How to reduce payment failures in MENA
Reduce payment failures in MENA by aligning checkout to familiar, local payment methods and currencies, minimizing redirects, and simplifying forms to preserve conversion. Present prices in local currency and native language. Route transactions through regional acquirers and tune risk, 3DS, and retry logic to country and issuer norms. Monitor approval rates by method, BIN, and reason codes to refine routing and rules. Centralize oversight while tailoring experiences to each market’s expectations.
FAQ
### How does payment familiarity influence checkout conversion in MENA?
Familiar, locally trusted methods and in-currency pricing reduce friction and issuer suspicion, increasing authorization rates and decreasing abandonment. When shoppers recognize wallets, installment options, and descriptors, they proceed confidently and complete authentication, improving successful checkouts.
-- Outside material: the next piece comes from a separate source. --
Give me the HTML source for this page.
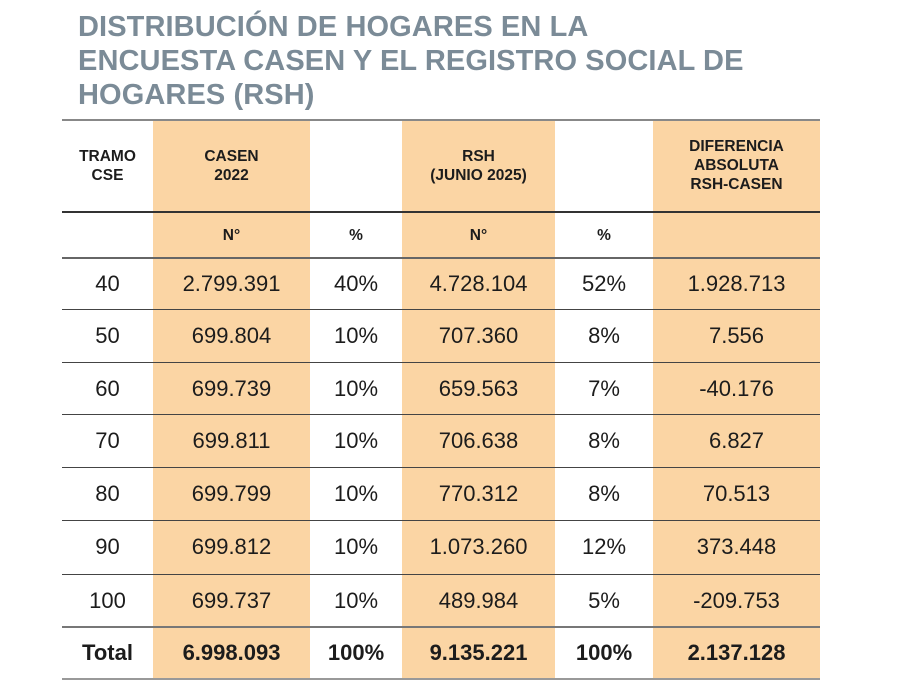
<!DOCTYPE html>
<html><head><meta charset="utf-8"><style>
body{margin:0;width:900px;height:698px;background:#fff;font-family:"Liberation Sans",sans-serif;position:relative;overflow:hidden}
.t{position:absolute;left:78px;top:10px;color:#7b8b97;font-weight:bold;font-size:29px;line-height:34px;letter-spacing:0.1px}
.bg{position:absolute;background:#fbd5a4;top:120px;height:559px}
.ln{position:absolute;left:62px;width:758px;height:2px;background:#555}
.c{position:absolute;text-align:center;color:#1c1c1c;display:flex;align-items:center;justify-content:center}
.h{font-weight:bold;font-size:15.5px;line-height:19px}
.d{font-size:22px}
.b{font-weight:bold;font-size:22px}
</style></head><body>
<div class="t">DISTRIBUCIÓN DE HOGARES EN LA<br>ENCUESTA CASEN Y EL REGISTRO SOCIAL DE<br>HOGARES (RSH)</div>
<div class="bg" style="left:153px;width:157px"></div>
<div class="bg" style="left:402px;width:153px"></div>
<div class="bg" style="left:653px;width:167px"></div>
<div class="ln" style="top:119px;background:#888"></div>
<div class="ln" style="top:211px;height:1.5px;background:#333"></div>
<div class="ln" style="top:257px;background:#666"></div>
<div class="ln" style="top:309px;height:1px;background:#444"></div>
<div class="ln" style="top:362px;height:1px;background:#444"></div>
<div class="ln" style="top:414px;height:1px;background:#444"></div>
<div class="ln" style="top:467px;height:1px;background:#444"></div>
<div class="ln" style="top:520px;height:1px;background:#444"></div>
<div class="ln" style="top:574px;height:1px;background:#444"></div>
<div class="ln" style="top:626px;background:#777"></div>
<div class="ln" style="top:678px;background:#999"></div>
<div id="g"></div>
<script>
var cols=[[62,91],[153,157],[310,92],[402,153],[555,98],[653,167]];
var g=document.getElementById('g'),h='';
function cell(ci,top,ht,cls,txt){h+='<div class="c '+cls+'" style="left:'+cols[ci][0]+'px;width:'+cols[ci][1]+'px;top:'+top+'px;height:'+ht+'px">'+txt+'</div>';}
cell(0,120,91,'h','TRAMO<br>CSE');cell(1,120,91,'h','CASEN<br>2022');cell(3,120,91,'h','RSH<br>(JUNIO 2025)');cell(5,120,91,'h','DIFERENCIA<br>ABSOLUTA<br>RSH-CASEN');
cell(1,212,46,'h','N°');cell(2,212,46,'h','%');cell(3,212,46,'h','N°');cell(4,212,46,'h','%');
var rows=[["40","2.799.391","40%","4.728.104","52%","1.928.713"],["50","699.804","10%","707.360","8%","7.556"],["60","699.739","10%","659.563","7%","-40.176"],["70","699.811","10%","706.638","8%","6.827"],["80","699.799","10%","770.312","8%","70.513"],["90","699.812","10%","1.073.260","12%","373.448"],["100","699.737","10%","489.984","5%","-209.753"]];
var tops=[258,310,363,415,468,521,575];
rows.forEach(function(r,i){r.forEach(function(v,j){cell(j,tops[i],52,'d',v);});});
["Total","6.998.093","100%","9.135.221","100%","2.137.128"].forEach(function(v,j){cell(j,627,52,'b',v);});
g.innerHTML=h;
</script>
</body></html>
### Do I need local acquiring to improve approval rates?
Not always, but regional acquiring or optimized cross-border routing often raises approvals by matching issuer expectations for currency, authentication, and risk checks. Evaluate acquirer performance per country and route dynamically.
### Which checkout tweaks reduce declines the most in this region?
Use minimal fields, clear Arabic/English localization, price in local currency, avoid redirects, support one-click or tokenized payments, and apply 3DS according to country norms rather than universally.
### How should I monitor and troubleshoot country-level payment failures?
Segment metrics by country, method, BIN, issuer, currency, and reason codes. Track approval, abandonment, and step-up rates. Test routing, 3DS, retries, and descriptors; compare cohorts before and after changes to validate improvement.